= SET EXERCISE =
Find the string "this" in the entries and copy each line that has it.

(Entries from a dataset)
────────
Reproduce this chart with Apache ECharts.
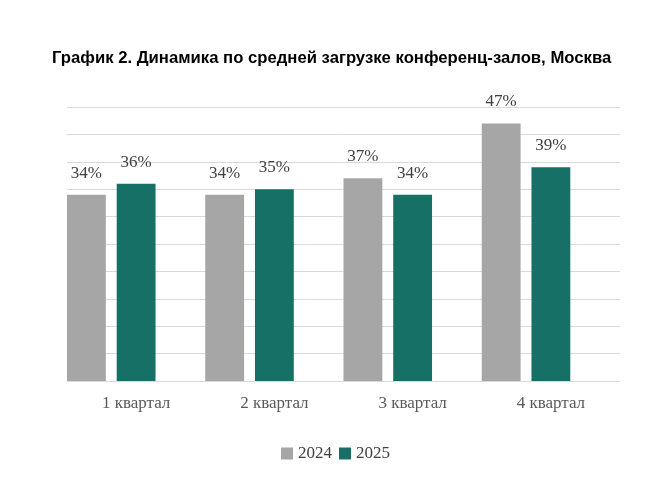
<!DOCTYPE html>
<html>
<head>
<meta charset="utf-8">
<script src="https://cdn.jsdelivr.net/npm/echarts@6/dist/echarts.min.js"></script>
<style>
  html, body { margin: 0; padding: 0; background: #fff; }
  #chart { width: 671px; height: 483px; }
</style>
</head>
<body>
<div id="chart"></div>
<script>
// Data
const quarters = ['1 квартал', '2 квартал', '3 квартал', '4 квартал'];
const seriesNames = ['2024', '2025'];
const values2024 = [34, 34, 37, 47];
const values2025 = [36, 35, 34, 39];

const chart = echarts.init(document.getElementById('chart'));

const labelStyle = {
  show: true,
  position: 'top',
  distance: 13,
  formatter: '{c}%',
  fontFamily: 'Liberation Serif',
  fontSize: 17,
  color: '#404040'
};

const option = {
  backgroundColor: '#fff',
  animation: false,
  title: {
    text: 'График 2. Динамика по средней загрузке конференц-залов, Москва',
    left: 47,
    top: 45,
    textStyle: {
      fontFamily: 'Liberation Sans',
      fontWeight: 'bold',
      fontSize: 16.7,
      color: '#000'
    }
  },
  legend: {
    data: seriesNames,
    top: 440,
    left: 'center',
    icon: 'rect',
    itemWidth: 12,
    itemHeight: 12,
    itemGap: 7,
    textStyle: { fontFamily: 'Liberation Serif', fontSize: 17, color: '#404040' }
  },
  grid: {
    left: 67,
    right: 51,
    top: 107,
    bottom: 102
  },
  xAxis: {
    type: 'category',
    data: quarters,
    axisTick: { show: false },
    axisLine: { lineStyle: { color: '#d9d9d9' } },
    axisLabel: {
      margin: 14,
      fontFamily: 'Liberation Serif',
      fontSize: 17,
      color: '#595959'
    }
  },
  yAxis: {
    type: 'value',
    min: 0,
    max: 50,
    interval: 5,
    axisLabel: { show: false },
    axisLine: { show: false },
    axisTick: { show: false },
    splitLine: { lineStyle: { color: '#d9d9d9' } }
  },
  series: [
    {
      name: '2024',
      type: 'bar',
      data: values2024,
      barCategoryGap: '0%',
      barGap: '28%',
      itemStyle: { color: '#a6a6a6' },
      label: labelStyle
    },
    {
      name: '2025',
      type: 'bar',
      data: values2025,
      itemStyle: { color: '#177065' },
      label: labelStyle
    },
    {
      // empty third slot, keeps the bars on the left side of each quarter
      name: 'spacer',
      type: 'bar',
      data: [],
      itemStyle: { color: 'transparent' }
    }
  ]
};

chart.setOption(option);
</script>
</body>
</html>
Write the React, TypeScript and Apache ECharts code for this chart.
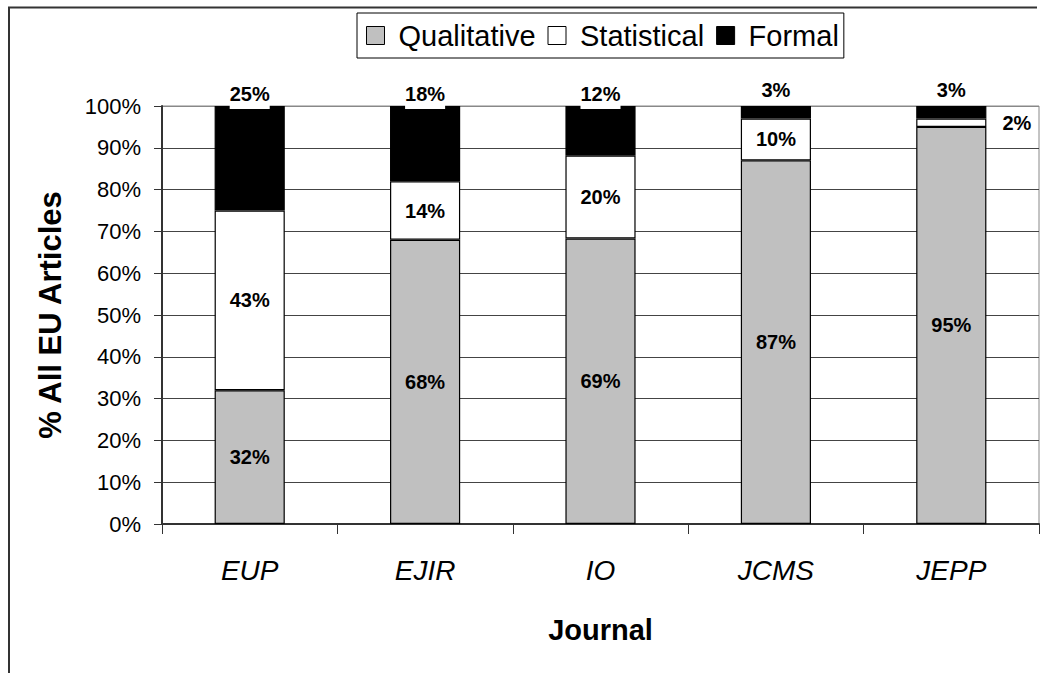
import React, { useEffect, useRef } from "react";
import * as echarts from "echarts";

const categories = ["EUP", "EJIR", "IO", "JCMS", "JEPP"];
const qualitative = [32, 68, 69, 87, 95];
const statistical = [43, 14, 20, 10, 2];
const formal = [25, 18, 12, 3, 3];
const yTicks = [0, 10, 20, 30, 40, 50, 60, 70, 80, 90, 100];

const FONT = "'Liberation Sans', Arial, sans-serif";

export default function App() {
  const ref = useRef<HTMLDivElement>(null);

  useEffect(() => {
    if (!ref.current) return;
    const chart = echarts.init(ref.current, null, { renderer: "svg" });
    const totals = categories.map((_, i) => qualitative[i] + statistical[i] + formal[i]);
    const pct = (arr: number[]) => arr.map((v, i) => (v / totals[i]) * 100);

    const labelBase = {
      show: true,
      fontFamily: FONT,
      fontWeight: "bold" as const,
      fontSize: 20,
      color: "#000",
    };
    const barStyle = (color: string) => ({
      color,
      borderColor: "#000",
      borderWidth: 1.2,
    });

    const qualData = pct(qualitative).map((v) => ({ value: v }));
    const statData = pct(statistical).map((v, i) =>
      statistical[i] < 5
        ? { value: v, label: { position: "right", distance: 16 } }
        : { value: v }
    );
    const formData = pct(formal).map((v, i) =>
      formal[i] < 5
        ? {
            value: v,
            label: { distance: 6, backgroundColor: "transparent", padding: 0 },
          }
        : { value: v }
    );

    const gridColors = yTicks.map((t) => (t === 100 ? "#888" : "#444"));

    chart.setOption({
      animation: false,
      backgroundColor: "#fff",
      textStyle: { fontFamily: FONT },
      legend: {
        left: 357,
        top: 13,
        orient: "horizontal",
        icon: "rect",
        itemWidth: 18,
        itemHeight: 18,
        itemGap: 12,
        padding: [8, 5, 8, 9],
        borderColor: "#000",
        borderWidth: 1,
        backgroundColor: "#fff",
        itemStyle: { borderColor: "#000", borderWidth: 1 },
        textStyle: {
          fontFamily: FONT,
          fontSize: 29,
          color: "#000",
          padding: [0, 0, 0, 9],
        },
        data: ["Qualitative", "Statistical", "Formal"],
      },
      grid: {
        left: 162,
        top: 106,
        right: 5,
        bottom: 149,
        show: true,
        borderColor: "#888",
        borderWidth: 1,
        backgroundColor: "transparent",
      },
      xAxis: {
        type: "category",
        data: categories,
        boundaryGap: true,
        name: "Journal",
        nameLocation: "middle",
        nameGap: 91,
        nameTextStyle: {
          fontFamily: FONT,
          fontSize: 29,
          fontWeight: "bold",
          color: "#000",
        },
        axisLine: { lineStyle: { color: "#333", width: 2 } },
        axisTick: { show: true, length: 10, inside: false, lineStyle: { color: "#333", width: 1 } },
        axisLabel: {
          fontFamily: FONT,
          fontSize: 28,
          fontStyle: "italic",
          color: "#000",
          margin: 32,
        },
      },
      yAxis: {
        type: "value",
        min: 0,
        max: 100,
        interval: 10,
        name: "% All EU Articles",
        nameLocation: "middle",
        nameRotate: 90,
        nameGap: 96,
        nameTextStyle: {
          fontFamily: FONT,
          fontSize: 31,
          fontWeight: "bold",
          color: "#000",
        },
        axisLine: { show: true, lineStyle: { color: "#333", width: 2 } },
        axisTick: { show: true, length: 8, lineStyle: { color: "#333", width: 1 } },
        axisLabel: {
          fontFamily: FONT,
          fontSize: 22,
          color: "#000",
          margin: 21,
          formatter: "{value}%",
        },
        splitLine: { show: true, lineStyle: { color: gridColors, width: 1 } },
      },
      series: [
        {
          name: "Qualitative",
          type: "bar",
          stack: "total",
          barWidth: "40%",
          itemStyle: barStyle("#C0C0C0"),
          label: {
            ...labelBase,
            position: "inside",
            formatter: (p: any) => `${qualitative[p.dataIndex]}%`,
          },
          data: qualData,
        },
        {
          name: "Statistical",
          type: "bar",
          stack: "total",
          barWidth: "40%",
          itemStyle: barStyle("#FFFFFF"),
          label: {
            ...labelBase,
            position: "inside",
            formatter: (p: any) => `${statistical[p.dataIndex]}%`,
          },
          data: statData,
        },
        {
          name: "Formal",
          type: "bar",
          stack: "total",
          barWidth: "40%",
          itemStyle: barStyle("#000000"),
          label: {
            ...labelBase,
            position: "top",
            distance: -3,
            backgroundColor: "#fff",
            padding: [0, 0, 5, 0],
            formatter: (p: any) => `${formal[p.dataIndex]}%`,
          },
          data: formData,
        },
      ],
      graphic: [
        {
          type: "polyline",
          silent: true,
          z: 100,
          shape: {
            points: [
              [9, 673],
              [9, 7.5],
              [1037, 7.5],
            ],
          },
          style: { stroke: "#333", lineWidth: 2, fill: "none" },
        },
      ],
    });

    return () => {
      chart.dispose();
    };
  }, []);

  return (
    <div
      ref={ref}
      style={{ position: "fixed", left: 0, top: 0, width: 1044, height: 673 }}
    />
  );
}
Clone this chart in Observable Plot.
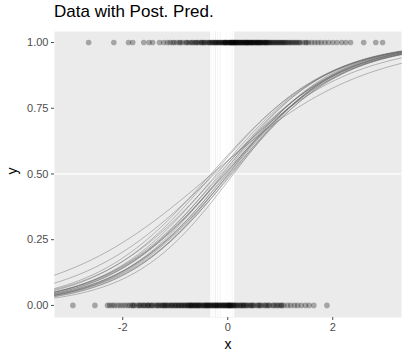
────────
= ANSWER IN FULL =
Reproduce this chart with Apache ECharts.
Write the React, TypeScript and Apache ECharts code for this chart.
Clone this chart in Observable Plot.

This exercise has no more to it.